The largest cryptocurrency by market capitalization, Bitcoin, averages fewer than 300,000 daily transactions. It has never broken 500,000 daily transactions in its history. The second-largest by market cap, Ethereum, completes a little more than a million daily transactions. By contrast, Visa processes 530 million daily transactions.
Like all great experiments, though, several features have spun off into areas that have nothing to do with crypto or with removing central authorities. Simply put, the core benefit of blockchain tech is that it makes it easier to audit data. Many central banks around the world are testing central bank digital currencies, or CBDCs, to move toward a more efficient, cashless society. By more efficient, of course, they mean easier to track and tax.
Representing fiat currency as a digital token has some benefits, especially in lowering the complexity and cost of cross-border payments. Many supporters also claim that it will increase financial inclusion in underdeveloped nations. Just how remains unclear.
Critics point out that issuing a CBDC could remove many of the tools central banks have in fighting inflation or responding to economic shocks. Their adoption could fundamentally change our financial system in unexpected ways.
Canada, the UK, Sweden, and as of March 2022, the U.S. have committed to conducting more research on CBDCs. Sweden is perhaps the farthest along with their e-Krona initiative that began in 2016. None are currently operational. These could impact the future of our financial system.

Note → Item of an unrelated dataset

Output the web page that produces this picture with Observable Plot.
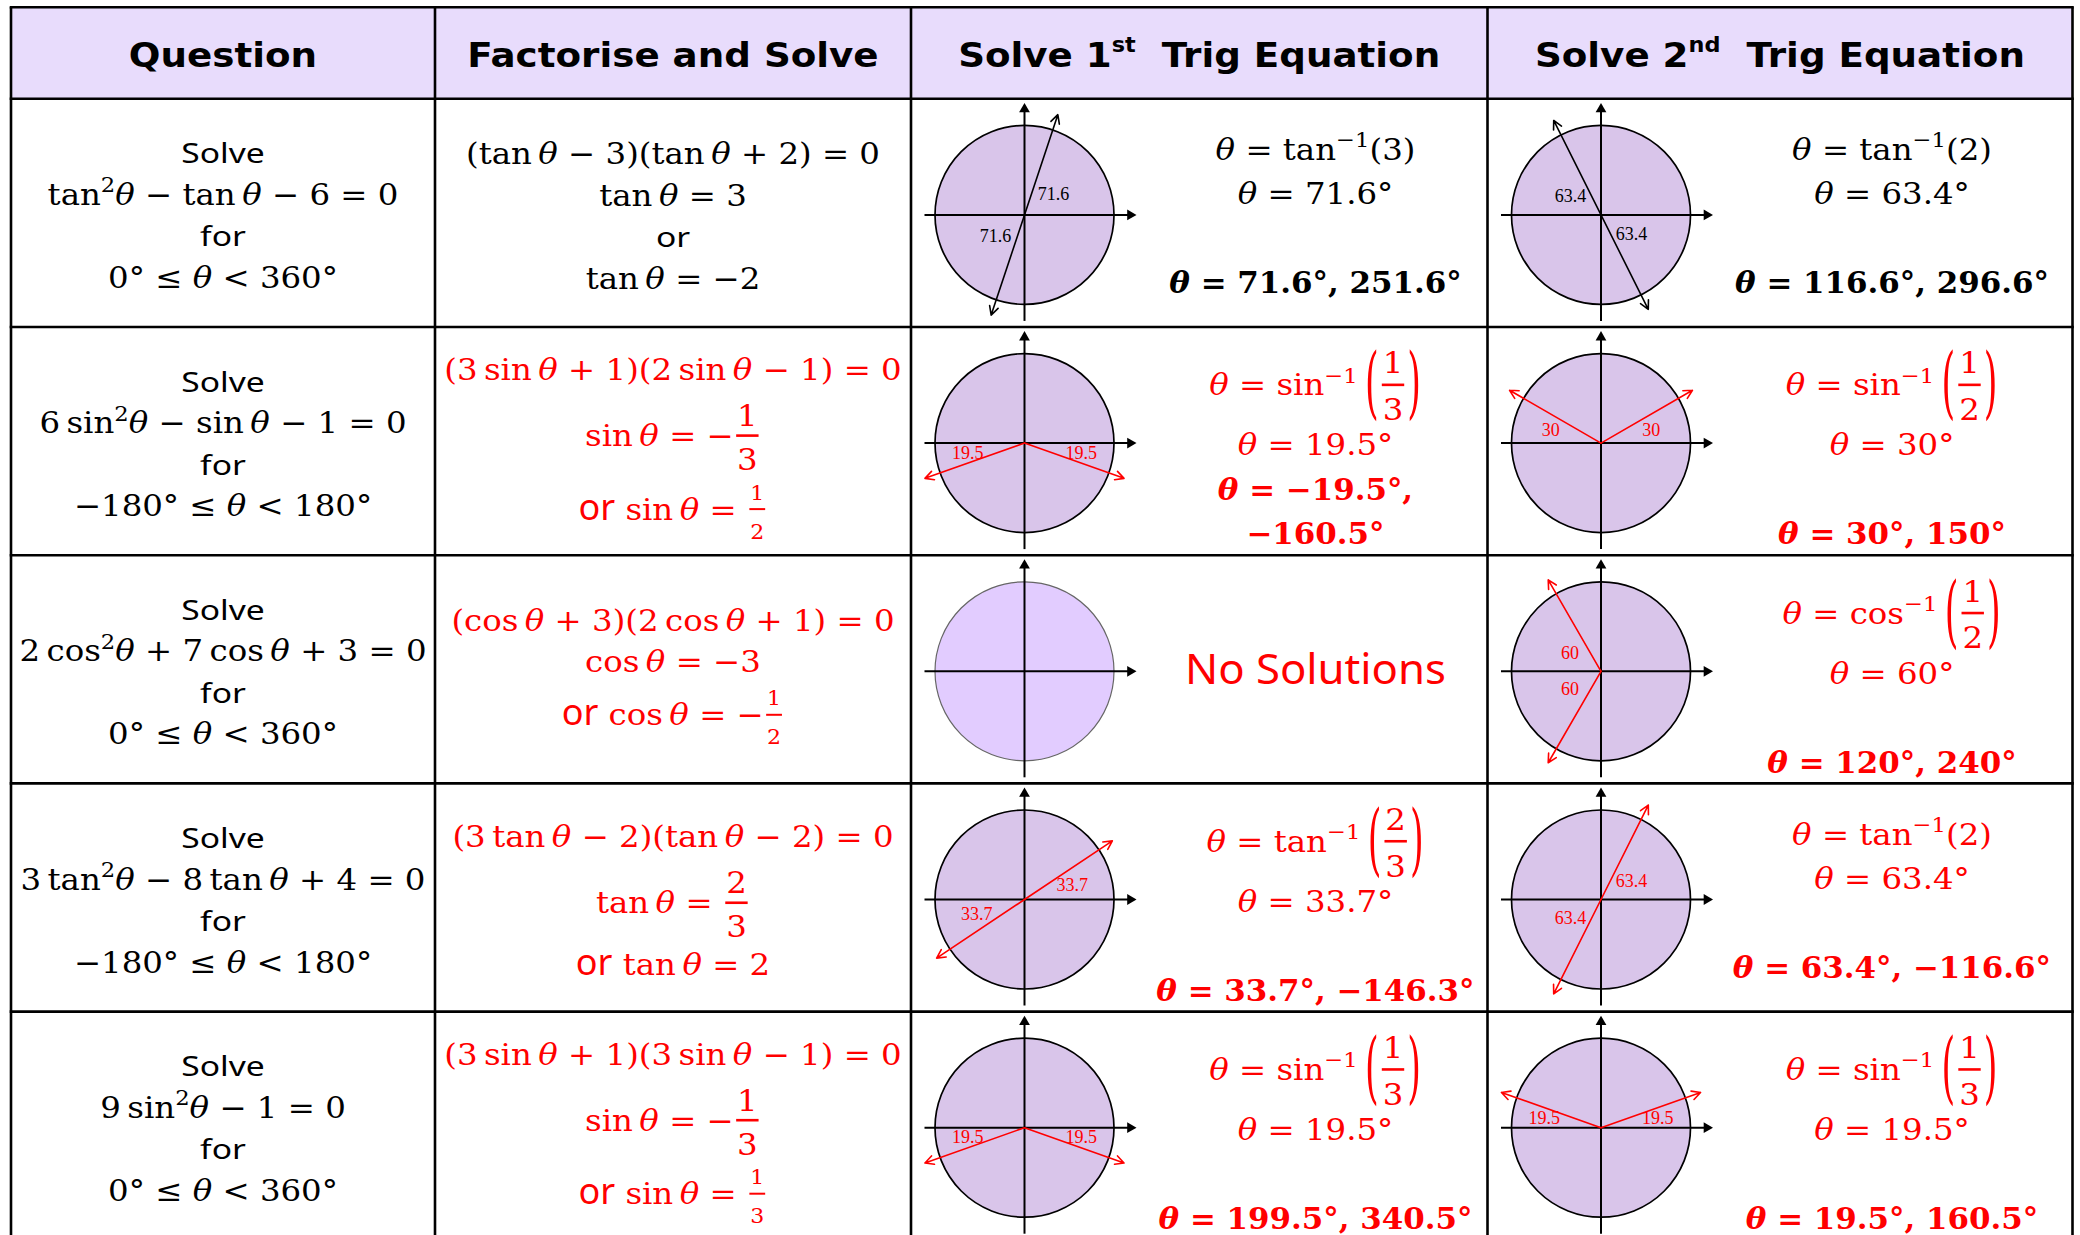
<!DOCTYPE html>
<html>
<head>
<meta charset="utf-8">
<script src="https://cdn.jsdelivr.net/npm/d3@7"></script>
<script src="https://cdn.jsdelivr.net/npm/@observablehq/plot@0.6"></script>
<style>
  html, body { margin: 0; padding: 0; background: #ffffff; }
  #chart svg { display: block; }
</style>
</head>
<body>
<div id="chart"></div>
<script>
// ================= DATA =================
const headers = ["Question", "Factorise and Solve", "Solve 1^{st}  Trig Equation", "Solve 2^{nd}  Trig Equation"];

const equations = [
  "tan²θ − tan θ − 6 = 0",
  "6 sin²θ − sin θ − 1 = 0",
  "2 cos²θ + 7 cos θ + 3 = 0",
  "3 tan²θ − 8 tan θ + 4 = 0",
  "9 sin²θ − 1 = 0"
];
const intervals = ["0° ≤ θ < 360°", "−180° ≤ θ < 180°", "0° ≤ θ < 360°", "−180° ≤ θ < 180°", "0° ≤ θ < 360°"];

const factorised = [
  "(tan θ − 3)(tan θ + 2) = 0",
  "(3 sin θ + 1)(2 sin θ − 1) = 0",
  "(cos θ + 3)(2 cos θ + 1) = 0",
  "(3 tan θ − 2)(tan θ − 2) = 0",
  "(3 sin θ + 1)(3 sin θ − 1) = 0"
];
// [F:a/b] = full-size fraction, [f:a/b] = small fraction, [P:a/b] = fraction in tall brackets
const roots = [
  ["tan θ = 3", "or", "tan θ = −2"],
  ["sin θ = −[F:1/3]", "or sin θ = [f:1/2]"],
  ["cos θ = −3", "or cos θ = −[f:1/2]"],
  ["tan θ = [F:2/3]", "or tan θ = 2"],
  ["sin θ = −[F:1/3]", "or sin θ = [f:1/3]"]
];

const firstWork = [
  ["θ = tan⁻¹(3)", "θ = 71.6°"],
  ["θ = sin⁻¹ [P:1/3]", "θ = 19.5°"],
  [],
  ["θ = tan⁻¹ [P:2/3]", "θ = 33.7°"],
  ["θ = sin⁻¹ [P:1/3]", "θ = 19.5°"]
];
const firstAnswers = [
  ["θ = 71.6°, 251.6°"],
  ["θ = −19.5°,", "−160.5°"],
  ["No Solutions"],
  ["θ = 33.7°, −146.3°"],
  ["θ = 199.5°, 340.5°"]
];
const firstRefAngles = [71.6, 19.5, null, 33.7, 19.5];
const firstRayAngles = [[71.6, 251.6], [-19.5, -160.5], [], [33.7, -146.3], [199.5, 340.5]];

const secondWork = [
  ["θ = tan⁻¹(2)", "θ = 63.4°"],
  ["θ = sin⁻¹ [P:1/2]", "θ = 30°"],
  ["θ = cos⁻¹ [P:1/2]", "θ = 60°"],
  ["θ = tan⁻¹(2)", "θ = 63.4°"],
  ["θ = sin⁻¹ [P:1/3]", "θ = 19.5°"]
];
const secondAnswers = [
  ["θ = 116.6°, 296.6°"],
  ["θ = 30°, 150°"],
  ["θ = 120°, 240°"],
  ["θ = 63.4°, −116.6°"],
  ["θ = 19.5°, 160.5°"]
];
const secondRefAngles = [63.4, 30, 60, 63.4, 19.5];
const secondRayAngles = [[116.6, 296.6], [30, 150], [120, 240], [63.4, -116.6], [19.5, 160.5]];

// ================= LAYOUT / STYLE =================
const W = 2080, H = 1235;
const colEdges = [10.5, 434.5, 910.5, 1487, 2072];
const tableTop = 6.7, headBottom = 98.3, rowH = 228.2, nRows = 5;
const rowTop = i => headBottom + i * rowH;
const rowMid = i => rowTop(i) + rowH / 2;
const colMid = c => (colEdges[c] + colEdges[c + 1]) / 2;
const rowInk = ["#000000", "#ff0000", "#ff0000", "#ff0000", "#ff0000"];
const headerFill = "#e8dcfc";
const circleFill = "#d9c5ea", circleFillEmpty = "#e2ccff";

const SERIF = "DejaVu Serif";
const STYLE = {
  head:   {family: "DejaVu Sans", weight: "bold", style: "normal", sx: 1.08},
  sans:   {family: "Noto Sans", weight: "normal", style: "normal", sx: 1.2},
  or:     {family: "Noto Sans", weight: "normal", style: "normal", sx: 1.0},
  big:    {family: "Noto Sans", weight: "normal", style: "normal", sx: 1.04},
  math:   {family: SERIF, weight: "normal", style: "normal", sx: 1.08},
  mathI:  {family: SERIF, weight: "normal", style: "italic", sx: 1.08},
  mathB:  {family: SERIF, weight: "bold", style: "normal", sx: 1.03},
  mathBI: {family: SERIF, weight: "bold", style: "italic", sx: 1.03},
  paren:  {family: SERIF, weight: "normal", style: "normal", sx: 0.45},
  label:  {family: "Liberation Serif", weight: "normal", style: "normal", sx: 1.0}
};
const SIZE = {head: 34.5, sans: 28, math: 30, mathB: 30, big: 42, label: 18};

const ctx = document.createElement("canvas").getContext("2d");
function textW(t, st, s) {
  const S = STYLE[st];
  ctx.font = `${S.style} ${S.weight} ${s}px "${S.family}"`;
  return ctx.measureText(t).width * S.sx;
}

const mathSpace = s => s.replace(/(?<![=+−<≤,(]) (?![=+−<≤])/g, "\u2009");
const SUP = {"⁻": "−", "¹": "1", "²": "2"};

function parseLine(str, kind) {
  const toks = [];
  const re = /\[([PFf]):([^\/\]]+)\/([^\]]+)\]|\^\{([^}]*)\}/g;
  let last = 0, m;
  const isMath = kind === "math" || kind === "mathB";
  const pushText = (s, atStart) => {
    if (!s) return;
    if (isMath) {
      let rest = s;
      if (atStart && rest.startsWith("or ")) {
        toks.push({t: "or", st: "or", scale: 1.2});
        toks.push({t: " ", st: "math"});
        rest = rest.slice(3);
      }
      rest.split(/(θ|[⁻¹²]+)/).forEach(p => {
        if (!p) return;
        if (p === "θ") toks.push({t: p, st: kind === "mathB" ? "mathBI" : "mathI"});
        else if (/^[⁻¹²]+$/.test(p)) toks.push({t: [...p].map(ch => SUP[ch]).join(""), st: kind, scale: 0.7, rise: 0.42});
        else toks.push({t: mathSpace(p), st: kind});
      });
    } else toks.push({t: s, st: kind});
  };
  while ((m = re.exec(str))) {
    pushText(str.slice(last, m.index), last === 0);
    if (m[1]) toks.push({frac: m[1], num: m[2], den: m[3], st: kind === "mathB" ? "mathB" : "math"});
    else toks.push({t: m[4], st: kind, scale: 0.6, rise: 0.42});
    last = re.lastIndex;
  }
  pushText(str.slice(last), last === 0);
  return toks;
}

const pieces = [], bars = [];

function measureTok(tk, size) {
  if (!tk.frac) {
    const s = size * (tk.scale || 1);
    const w = textW(tk.t, tk.st, s);
    return {w, emit: (x, b, c) => pieces.push({x, y: b - (tk.rise || 0) * size, text: tk.t, size: s, st: tk.st, fill: c})};
  }
  const m = tk.frac;
  const fs = m === "f" ? 0.68 * size : size;
  const wn = textW(tk.num, tk.st, fs), wd = textW(tk.den, tk.st, fs);
  const fw = Math.max(wn, wd) + 0.16 * size;
  const numOff = m === "P" ? -0.73 : -0.67;
  const denOff = m === "P" ? 0.83 : m === "F" ? 0.8 : 0.63;
  const barOff = -0.35;
  const ps = 2.6 * size;
  const pw = m === "P" ? textW("(", "paren", ps) : 0;
  const gap = m === "P" ? 0.05 * size : 0;
  const w = fw + 2 * pw + 2 * gap + 0.06 * size;
  return {w, emit: (x, b, c) => {
    let x0 = x + 0.03 * size;
    const barY = b + barOff * size;
    if (m === "P") {
      pieces.push({x: x0, y: barY + 0.314 * ps, text: "(", size: ps, st: "paren", fill: c});
      x0 += pw + gap;
    }
    pieces.push({x: x0 + (fw - wn) / 2, y: b + numOff * size, text: tk.num, size: fs, st: tk.st, fill: c});
    pieces.push({x: x0 + (fw - wd) / 2, y: b + denOff * size, text: tk.den, size: fs, st: tk.st, fill: c});
    bars.push({x1: x0 + 0.05 * size, x2: x0 + fw - 0.05 * size, y: barY, w: m === "f" ? 2 : 2.6, fill: c});
    if (m === "P") pieces.push({x: x0 + fw + gap, y: barY + 0.314 * ps, text: ")", size: ps, st: "paren", fill: c});
  }};
}

function emitLine(str, kind, cx, baseline, color) {
  const size = SIZE[kind];
  const items = parseLine(str, kind).map(tk => measureTok(tk, size));
  const total = d3.sum(items, d => d.w);
  let x = cx - total / 2;
  for (const it of items) { it.emit(x, baseline, color); x += it.w; }
}

function lineType(str) {
  return /\[P:/.test(str) ? "P" : /\[F:/.test(str) ? "F" : /\[f:/.test(str) ? "f" : "n";
}
const EXT12 = {n: [29.5, 12], F: [54, 32.5], f: [41, 22]};
const EXT34 = {n: [30, 14.5], P: [60, 30]};

function flowBlock(lines, cx, cy, ext, offset, color) {
  const tps = lines.map(l => ext[lineType(l.str)]);
  let total = tps[0][0] + tps[tps.length - 1][1];
  for (let i = 1; i < tps.length; i++) total += tps[i - 1][1] + tps[i][0];
  let y = cy - total / 2 + offset + tps[0][0];
  lines.forEach((l, i) => {
    if (i > 0) y += tps[i - 1][1] + tps[i][0];
    emitLine(l.str, l.kind, cx, y, color);
  });
}

// ---- header ----
headers.forEach((h, c) => emitLine(h, "head", colMid(c), 66, "#000000"));

// ---- circles, axes, rays, labels ----
const R = 89.5;
const circles = [], axes = [], heads = [], rays = [];

for (let i = 0; i < nRows; i++) {
  // column 1: the question
  flowBlock([
    {str: "Solve", kind: "sans"},
    {str: equations[i], kind: "math"},
    {str: "for", kind: "sans"},
    {str: intervals[i], kind: "math"}
  ], colMid(0), rowMid(i), EXT12, 4, "#000000");

  // column 2: factorise and solve
  flowBlock([{str: factorised[i], kind: "math"}]
    .concat(roots[i].map(s => ({str: s, kind: s === "or" ? "sans" : "math"}))),
    colMid(1), rowMid(i), EXT12, 5, rowInk[i]);

  // columns 3 and 4
  [[firstWork, firstAnswers, firstRefAngles, firstRayAngles],
   [secondWork, secondAnswers, secondRefAngles, secondRayAngles]].forEach(([work, ans, refs, angs], k) => {
    const col = 2 + k;
    const tx = colEdges[col] + 404.5;
    const ink = rowInk[i];
    if (work[i].length === 0) {
      emitLine(ans[i][0], "big", tx, rowMid(i) + 0.36 * SIZE.big, ink);
    } else {
      const lines = work[i].map(s => ({str: s, kind: "math"}))
        .concat(ans[i].length === 1 ? [{str: "", kind: "math"}] : [])
        .concat(ans[i].map(s => ({str: s, kind: "mathB"})));
      flowBlock(lines, tx, rowMid(i), EXT34, 6, ink);
    }
    const cx = colEdges[col] + 113.5, cy = rowMid(i) + 2;
    const empty = angs[i].length === 0;
    circles.push({x: cx, y: cy, fill: empty ? circleFillEmpty : circleFill, stroke: empty ? "#666666" : "#000000", sw: empty ? 1.2 : 1.7});
    axes.push({x1: cx - 100, y1: cy, x2: cx + 106, y2: cy});
    heads.push({x: cx + 105.8, y: cy, rot: 90});
    axes.push({x1: cx, y1: cy + 106, x2: cx, y2: cy - 106});
    heads.push({x: cx, y: cy - 105.8, rot: 0});
    angs[i].forEach(a => {
      const rad = a * Math.PI / 180;
      const L = 1.18 * R;
      rays.push({x1: cx, y1: cy, x2: cx + L * Math.cos(rad), y2: cy - L * Math.sin(rad), stroke: ink});
      // label on the bisector between the ray and the horizontal axis
      const ref = refs[i];
      const an = ((a % 360) + 360) % 360;
      let bis;
      if (Math.cos(rad) >= 0) { const d = an > 180 ? an - 360 : an; bis = d / 2; }
      else bis = 180 + (an - 180) / 2;
      const dist = R * (0.4 + 0.006 * Math.max(0, 60 - ref));
      const br = bis * Math.PI / 180;
      emitLine(String(ref), "label", cx + dist * Math.cos(br), cy - dist * Math.sin(br) + 0.33 * SIZE.label, ink);
    });
  });
}

// ---- table grid ----
const grid = [];
colEdges.forEach(x => grid.push({x1: x, y1: tableTop, x2: x, y2: H + 5}));
[tableTop, headBottom].concat(d3.range(1, nRows).map(rowTop)).forEach(y =>
  grid.push({x1: colEdges[0] - 1.3, y1: y, x2: colEdges[4] + 1.3, y2: y}));

// ================= PLOT =================
const textMarks = Object.keys(STYLE).map(st => Plot.text(pieces.filter(p => p.st === st), {
  x: "x", y: "y", text: "text", fontSize: "size", fill: "fill",
  textAnchor: "start", lineAnchor: "bottom",
  fontFamily: STYLE[st].family, fontWeight: STYLE[st].weight, fontStyle: STYLE[st].style,
  ariaDescription: `txt|${STYLE[st].sx}`
}));

const svg = Plot.plot({
  width: W, height: H, margin: 0,
  x: {domain: [0, W], range: [0, W], axis: null},
  y: {domain: [0, H], range: [0, H], axis: null},
  color: {type: "identity"},
  style: {background: "#ffffff", overflow: "visible"},
  marks: [
    Plot.rect([{x1: colEdges[0], x2: colEdges[4], y1: tableTop, y2: headBottom}], {x1: "x1", x2: "x2", y1: "y1", y2: "y2", fill: headerFill}),
    Plot.dot(circles, {x: "x", y: "y", r: R, fill: "fill", stroke: "stroke", strokeWidth: "sw"}),
    Plot.link(axes, {x1: "x1", y1: "y1", x2: "x2", y2: "y2", stroke: "#000000", strokeWidth: 2}),
    Plot.dot(heads, {x: "x", y: "y", r: 4, symbol: "triangle", rotate: "rot", fill: "#000000", stroke: "none"}),
    Plot.arrow(rays, {x1: "x1", y1: "y1", x2: "x2", y2: "y2", stroke: "stroke", strokeWidth: 1.6, headLength: 9, headAngle: 55}),
    Plot.link(grid, {x1: "x1", y1: "y1", x2: "x2", y2: "y2", stroke: "#000000", strokeWidth: 2.6}),
    Plot.link(bars, {x1: "x1", x2: "x2", y1: "y", y2: "y", stroke: "fill", strokeWidth: "w"}),
    ...textMarks
  ]
});

// horizontal stretch of the lettering, as in the original
svg.querySelectorAll("g").forEach(g => {
  const lab = g.getAttribute("aria-description") || "";
  if (!lab.startsWith("txt|")) return;
  const sx = +lab.split("|")[1];
  g.querySelectorAll("text").forEach(t => {
    const tr = t.getAttribute("transform");
    if (tr) t.setAttribute("transform", `${tr} scale(${sx},1)`);
    else {
      const x = +t.getAttribute("x") || 0, y = +t.getAttribute("y") || 0;
      t.removeAttribute("x"); t.removeAttribute("y");
      t.setAttribute("transform", `translate(${x},${y}) scale(${sx},1)`);
    }
  });
});

document.getElementById("chart").appendChild(svg);
</script>
</body>
</html>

As these tech trends emerge and mature in the real world with real users, new challenges will come up. Part of what makes this industry so fascinating to watch is that many of the trends in fintech emerge and adapt or spin off new innovations that have little to do with the original idea. Just how the market will react to many of the payment innovations is still an open question. But if you throw enough solutions at a wall, some will surely stick.